▶ [Work to do]:
In the data below, locate the line containing "Give me the matplotlib source for this chart." and the line containing "import matplotlib.transforms as mtransforms", then retype both and everything between them exactly. Pictures are not part of the copy.

▶ [Records supplied]:
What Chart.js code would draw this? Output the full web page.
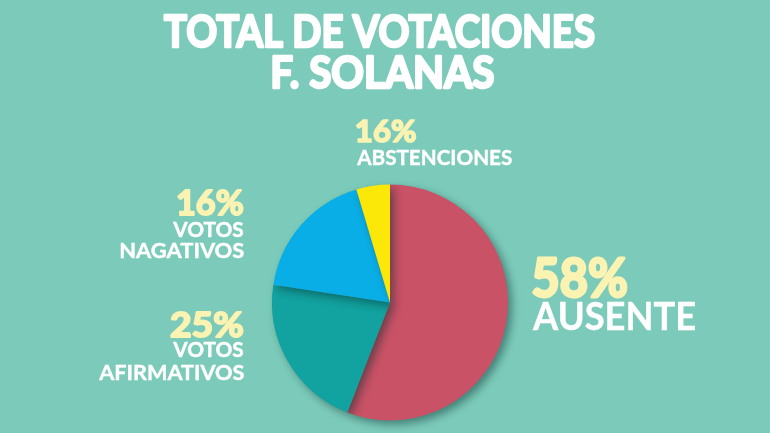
--
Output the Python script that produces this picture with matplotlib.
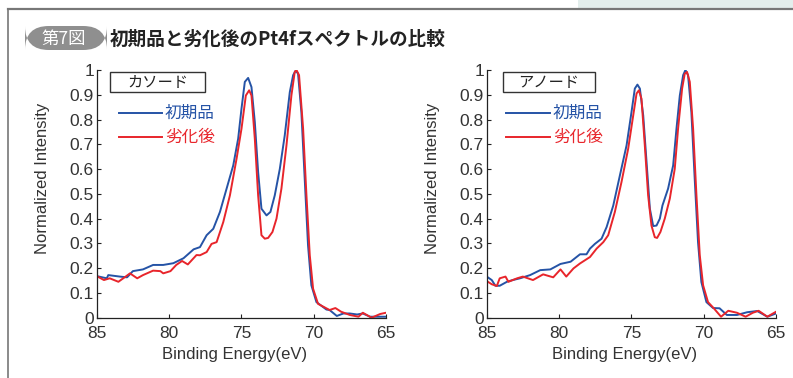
==
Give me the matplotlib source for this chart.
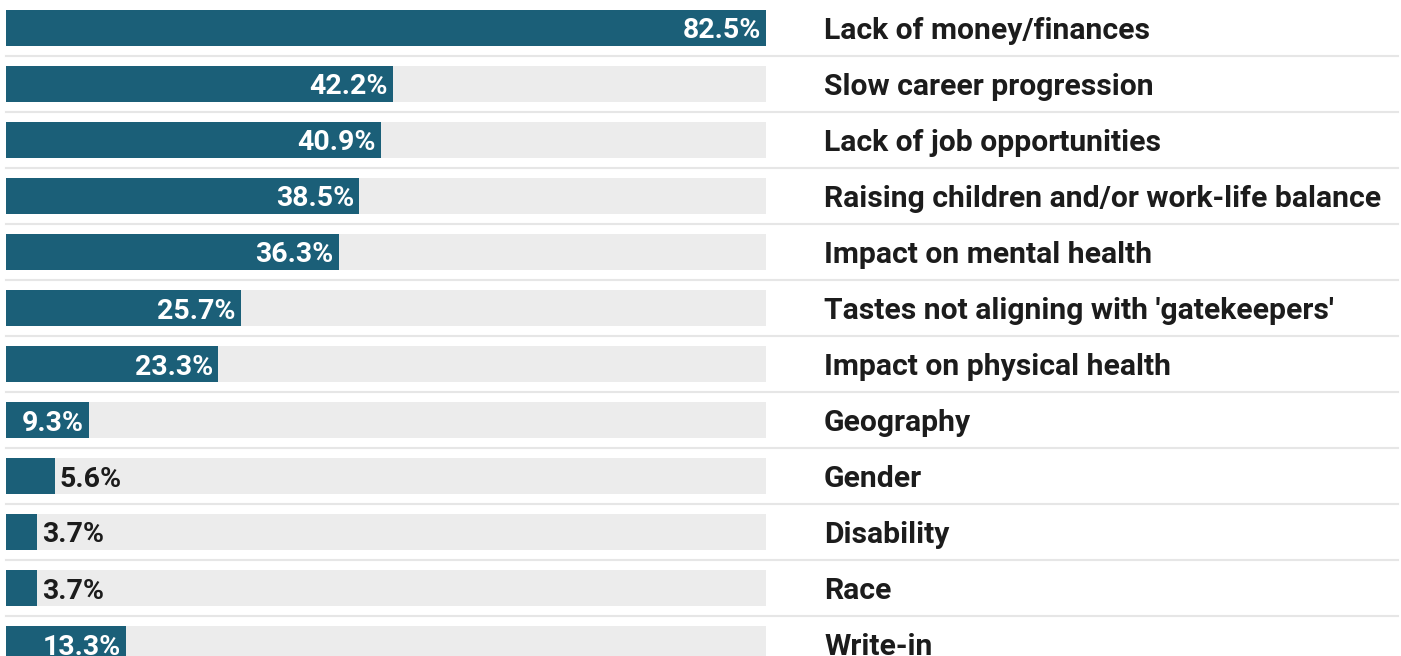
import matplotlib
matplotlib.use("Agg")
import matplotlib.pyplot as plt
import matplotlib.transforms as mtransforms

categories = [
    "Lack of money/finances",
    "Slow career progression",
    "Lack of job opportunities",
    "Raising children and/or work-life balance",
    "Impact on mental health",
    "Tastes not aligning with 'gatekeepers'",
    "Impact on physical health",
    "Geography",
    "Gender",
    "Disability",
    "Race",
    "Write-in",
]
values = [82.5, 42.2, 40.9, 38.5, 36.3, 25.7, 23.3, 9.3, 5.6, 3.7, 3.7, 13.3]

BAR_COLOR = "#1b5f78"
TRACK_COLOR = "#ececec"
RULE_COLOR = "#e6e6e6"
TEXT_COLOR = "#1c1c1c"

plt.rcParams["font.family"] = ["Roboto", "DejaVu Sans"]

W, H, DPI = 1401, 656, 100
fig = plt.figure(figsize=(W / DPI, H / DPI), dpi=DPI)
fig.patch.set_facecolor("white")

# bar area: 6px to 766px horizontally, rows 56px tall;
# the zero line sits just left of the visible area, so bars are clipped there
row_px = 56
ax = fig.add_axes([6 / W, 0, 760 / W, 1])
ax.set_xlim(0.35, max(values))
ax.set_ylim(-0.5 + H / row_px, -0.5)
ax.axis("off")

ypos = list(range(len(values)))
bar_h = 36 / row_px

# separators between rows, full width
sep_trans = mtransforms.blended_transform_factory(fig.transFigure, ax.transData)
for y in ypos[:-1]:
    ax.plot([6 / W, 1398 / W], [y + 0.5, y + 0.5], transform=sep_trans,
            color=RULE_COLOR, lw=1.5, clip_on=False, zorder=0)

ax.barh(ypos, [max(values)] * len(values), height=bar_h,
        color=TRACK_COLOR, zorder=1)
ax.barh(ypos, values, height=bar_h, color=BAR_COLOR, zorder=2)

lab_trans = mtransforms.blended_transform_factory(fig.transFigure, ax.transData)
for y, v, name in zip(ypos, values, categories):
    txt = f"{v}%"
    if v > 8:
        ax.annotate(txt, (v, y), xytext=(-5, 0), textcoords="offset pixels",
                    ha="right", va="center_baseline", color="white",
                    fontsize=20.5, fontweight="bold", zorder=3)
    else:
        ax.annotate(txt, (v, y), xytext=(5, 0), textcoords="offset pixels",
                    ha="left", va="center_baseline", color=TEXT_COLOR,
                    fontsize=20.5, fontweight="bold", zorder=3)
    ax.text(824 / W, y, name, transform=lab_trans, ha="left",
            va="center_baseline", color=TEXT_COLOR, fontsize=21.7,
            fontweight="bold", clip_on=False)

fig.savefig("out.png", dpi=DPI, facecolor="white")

▶ [Final result]:
Give me the matplotlib source for this chart.
import matplotlib
matplotlib.use("Agg")
import matplotlib.pyplot as plt
import matplotlib.transforms as mtransforms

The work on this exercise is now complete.